Créé au lendemain de l'attaque sans précédent du Hamas dans le sud d'Israël le 7 octobre 2023, qui a déclenché la guerre à Gaza, le collectif Urgence Palestine dit rassembler « des citoyens, des organisations et mouvements associatifs, syndicaux et politiques mobilisés pour l'auto-détermination du peuple palestinien ». 

Le groupe organise régulièrement des manifestations, qui ont parfois été interdites par les autorités.

« À l'heure où le peuple palestinien est confronté au génocide, à la famine, où les Israéliens cherchent à détruire et à anéantir le peuple palestinien, que fait le gouvernement français ? Il veut dissoudre notre collectif, c'est insupportable », a réagi Omar Al Soumi, l'un des militants d'Urgence Palestine.

« C'est la réalité d'une France complice du génocide », a-t-il accusé dans une vidéo publiée sur les réseaux sociaux.

Urgence Palestine a reçu de nombreux messages de soutien de la part d'organisations de l'extrême gauche et de la gauche radicale. 

« Non à la dissolution d'Urgence Palestine », a écrit sur Instagram le Nouveau Parti Anticapitaliste, dénonçant « des prétextes pour faire taire les voix solidaires avec la Palestine ! ».
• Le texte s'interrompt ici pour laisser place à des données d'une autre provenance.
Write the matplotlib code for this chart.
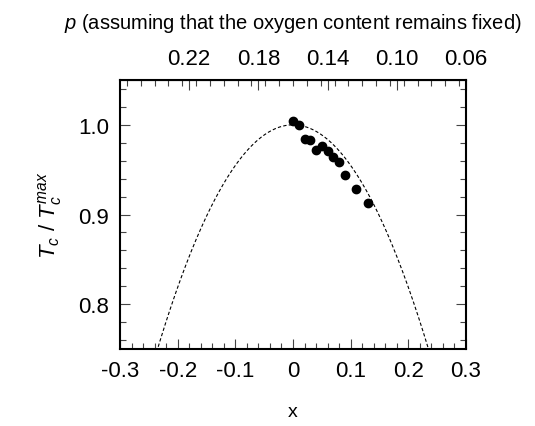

L'eurodéputée insoumise Rima Hassan a également critiqué les dissolutions engagées contre la Jeune Garde et Urgence Palestine.

« La dérive autoritaire et fasciste de Macron est aussi réelle, tangible et concrète », a-t-elle réagi sur X.

Tsedek!, qui se présente comme un « collectif juif décolonial », a aussi apporté son soutien à ces deux organisations.

« Le gouvernement qui appelle à la dissolution d’Urgence Palestine, c’est la République qui reprend ses droits et réaffirme que l’antisémitisme ne passera pas en France », s'est au contraire félicitée Sarah Aizenman, présidente du collectif « Nous vivrons », auprès de l'AFP. 

« Cette organisation ne défend pas les droits des Palestiniens, elle soutient une organisation terroriste », a accusé Mme Aizenman.

Les annonces de procédures de dissolution contre La Jeune Garde et Urgence Palestine interviennent à la veille des rassemblements du 1er-Mai et pourraient tendre le climat des manifestations, notamment à Paris, selon un haut responsable de la police.

Le ministre de l'Intérieur et le préfet de police de Paris, Laurent Nuñez, ont par avance prévenu qu'aucun débordement ne serait toléré.

Environ 15 000 personnes sont attendues jeudi pour la manifestation parisienne.